U.S. Constitution This Saturday marks the 224th anniversary of Constitution Day, formerly known as ‘I am an American Day’ and first celebrated in 1911. No, it doesn’t result in a day off from school or work; the U.S. Government doesn’t recognize it in that way. Instead, by legally establishing ‘Constitution and Citizenship Day’ in 2004, the U.S Government mandates that all publicly funded educational institutions provide learning opportunities about the history of the U.S. Constitution and what it means to be an American citizen.

Not only is Saturday technically the 224th birthday of the United States, it’s also a day that recognizes all who, by coming of age or by naturalization, have become US citizens. This year, because the holiday falls on a Saturday, the day of celebration for public institutions is Friday, September 16.

In the 224 years since it was signed, the U.S. Constitution has become a hotly-debated issue. Our Judicial system constantly handles the topic of what is or is not “Constitutional.” On September 20, at UC Irvine, law school deans will debate with deans from Chapman University over the Constitution. Other universities throughout the country are doing the same. The University of South Carolina is hosting a Constitution Day lecture that looks at the role of judges and their public perception.

Not everybody currently goes to school or has the opportunity to attend a debate or discussion and learn about the Constitution and American citizenship. Luckily,, offers a free webcast that allows teacher or students or anybody tuning in to learn about this historic day. It also allows the viewer to chat live with the National Constitution Center’s education staff.

The United State is one of 48 countries throughout the world that celebrates a Constitution Day. Mexico, our neighbors to the south, celebrate their Constitution Day on February 5. Interestingly enough, Mexico’s Independence Day, often confused with Cinco de Mayo, is actually September 16.
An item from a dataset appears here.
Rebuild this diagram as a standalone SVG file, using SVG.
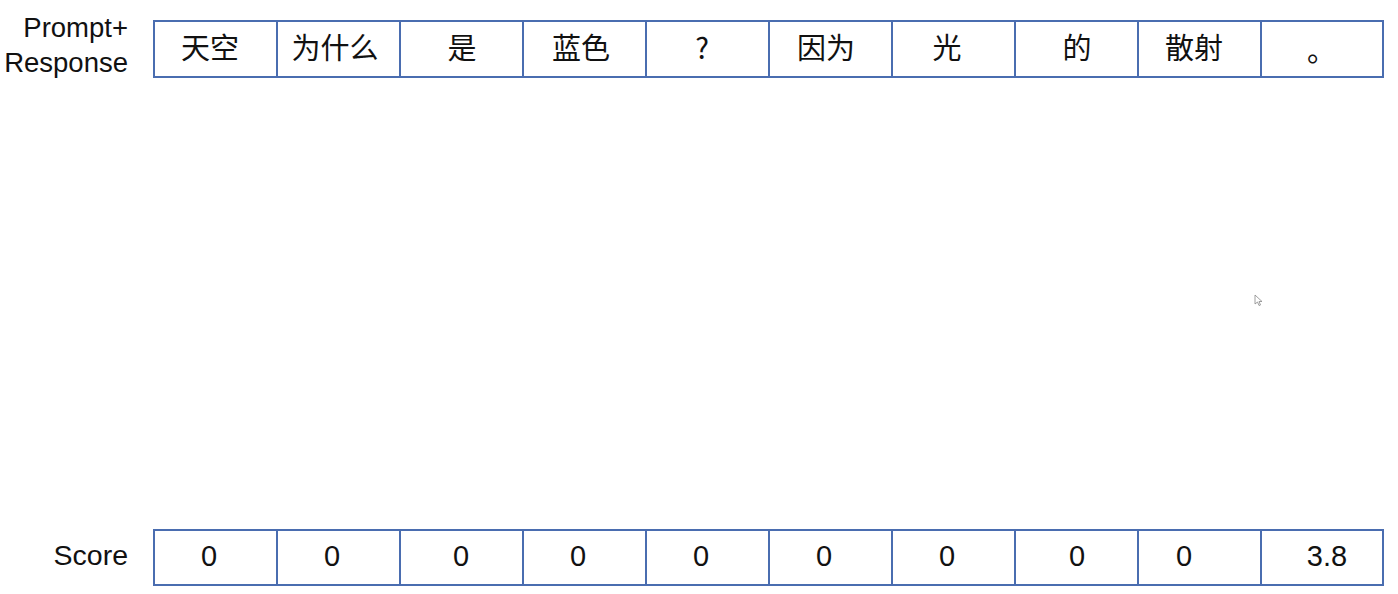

In the U.S. Constitution Day was originally started through a grassroots effort of a group of Americans in 1917 – the Sons of the American Revolution, which included Calvin Coolidge and John D. Rockefeller. Then, William Randolph Hearst used his stable of newspapers to promote the establishment of a formal holiday. Later, Congress designated the third Sunday in May as “I am an American Day,” and On February 29, 1952, Congress moved that observation to September 17th and renamed it “Citizenship Day”.